Before I begin this opinion, a disclaimer: I worked for a private college of education for 6 years. Now, on to the article. Most people know that the reason a private college for training teachers was established was because there was a huge shortage of teachers. Almost two decades on, it is still the case, although there were a few years where there was a shortage of jobs rather than teachers. The recession was a funny time insofar as it solved that problem with so many people retiring and the two-tier pay scale sent many graduates packing to foreign shores where they could make a respectable wage.
However, also during that time, Droichead came along. The issue of Droichead cannot be underestimated when it comes to Teacher Training. Droichead basically moved the gatekeeper of teaching from the Inspector in the “dip” year to the end of Teacher Training.

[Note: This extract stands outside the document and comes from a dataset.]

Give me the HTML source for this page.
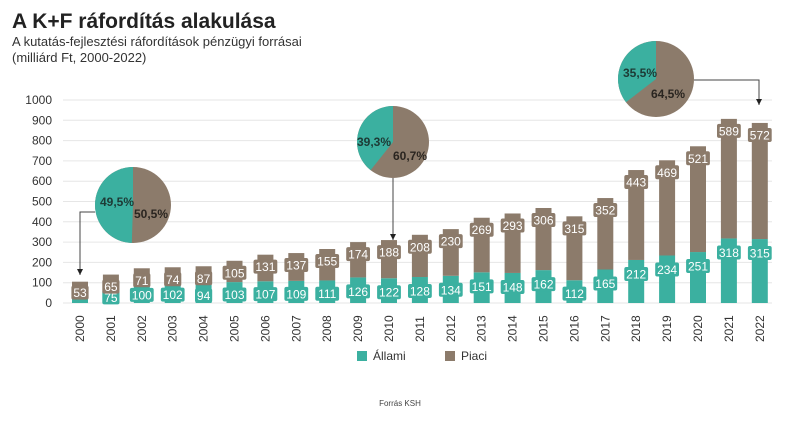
<!DOCTYPE html>
<html><head><meta charset="utf-8"><style>
body{margin:0;background:#fff;width:800px;height:416px;overflow:hidden;font-family:"Liberation Sans",sans-serif}
</style></head><body>
<svg id="s" width="800" height="416" xmlns="http://www.w3.org/2000/svg" font-family="Liberation Sans, sans-serif">
<text x="12" y="28" font-size="21" font-weight="bold" fill="#222">A K+F ráfordítás alakulása</text>
<text x="12" y="46" font-size="13" fill="#333">A kutatás-fejlesztési ráfordítások pénzügyi forrásai</text>
<text x="12" y="62" font-size="13" fill="#333">(milliárd Ft, 2000-2022)</text>
<text x="400" y="406" font-size="8" fill="#444" text-anchor="middle">Forrás KSH</text>
<rect x="357" y="351" width="10" height="10" fill="#3bb0a0"/><text x="373" y="360" font-size="12" fill="#333">Állami</text>
<rect x="445" y="351" width="10" height="10" fill="#8c7b6b"/><text x="461" y="360" font-size="12" fill="#333">Piaci</text>
</svg>
<script>
const s=document.getElementById('s');const NS='http://www.w3.org/2000/svg';
function el(t,a,txt){const e=document.createElementNS(NS,t);for(const k in a)e.setAttribute(k,a[k]);if(txt!==undefined)e.textContent=txt;s.appendChild(e);return e;}
const y0=303,sc=0.203;
for(let i=0;i<=10;i++){const y=y0-i*100*sc;el('line',{x1:63,x2:772,y1:y,y2:y,stroke:'#e6e6e6','stroke-width':1});el('text',{x:52,y:y+4,'font-size':12,fill:'#333','text-anchor':'end'},i*100);}
const A=[52,75,100,102,94,103,107,109,111,126,122,128,134,151,148,162,112,165,212,234,251,318,315];
const P=[53,65,71,74,87,105,131,137,155,174,188,208,230,269,293,306,315,352,443,469,521,589,572];
const T='#3bb0a0',B='#8c7b6b';
function lab(x,y,v,c){const w=String(v).length*6.6+4;el('rect',{x:x-w/2,y:y-7,width:w,height:14,fill:c,rx:2});el('text',{x:x,y:y+4.5,'font-size':12,fill:'#fff','text-anchor':'middle'},v);}
for(let i=0;i<23;i++){const x=80+i*30.9;const ta=y0-A[i]*sc,tp=ta-P[i]*sc;
el('rect',{x:x-8,y:ta,width:16,height:A[i]*sc,fill:T});el('rect',{x:x-8,y:tp,width:16,height:P[i]*sc,fill:B});
if(i>0)lab(x,Math.min(ta+14,(ta+y0)/2+2),A[i],T);
lab(x,i==0?tp+11:tp+12,P[i],B);
el('text',{transform:`translate(${x+4},342) rotate(-90)`,'font-size':12,fill:'#333'},2000+i);}
function pie(cx,cy,r,f,t1,t2,l1,l2){el('circle',{cx,cy,r,fill:B});const a=2*Math.PI*f;const x2=cx-r*Math.sin(a),y2=cy-r*Math.cos(a);
el('path',{d:`M${cx},${cy}L${cx},${cy-r}A${r},${r} 0 ${f>0.5?1:0} 0 ${x2},${y2}Z`,fill:T});
el('text',{x:l1[0],y:l1[1],'font-size':12,'font-weight':'bold',fill:'#1d3a35'},t1);el('text',{x:l2[0],y:l2[1],'font-size':12,'font-weight':'bold',fill:'#2a2520'},t2);}
function arrow(d,x,y){el('path',{d,fill:'none',stroke:'#444','stroke-width':1});el('path',{d:`M${x-3},${y-6}L${x+3},${y-6}L${x},${y}Z`,fill:'#222'});}
arrow('M95,212H80V275',80,275);arrow('M393,178V240',393,240);arrow('M694,80H759V105',759,105);
pie(133,205,38,0.495,'49,5%','50,5%',[100,206],[134,218]);
pie(393,142,36,0.393,'39,3%','60,7%',[357,146],[393,160]);
pie(656,79,38,0.355,'35,5%','64,5%',[623,77],[651,98]);
</script>
</body></html>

The problem with private colleges is that they can pretty much do as they please. I’m not inferring that they do this but the fact is that they can without anyone really being able to do anything about it. I’d be 99% sure that because it is a private entity, if one asked a question about particular data, they would not have to release that information, whereas a public college would.
For example, (and I have no suspicion that this is the case), DCU is very open about opening up places for students from the Church of Ireland faith with lower points in their Leaving Cert. One wouldn’t know this data from a private college because they wouldn’t have to provide this knowledge.
This is a tricky post to write because I don’t want to infer that private colleges are doing a worse job than public colleges. However, I do want to say that I think it’s a very bad idea to outsource training for a public sector job to a private entity. There’s no reason why any of the public entities cannot replicate the private distant learning model.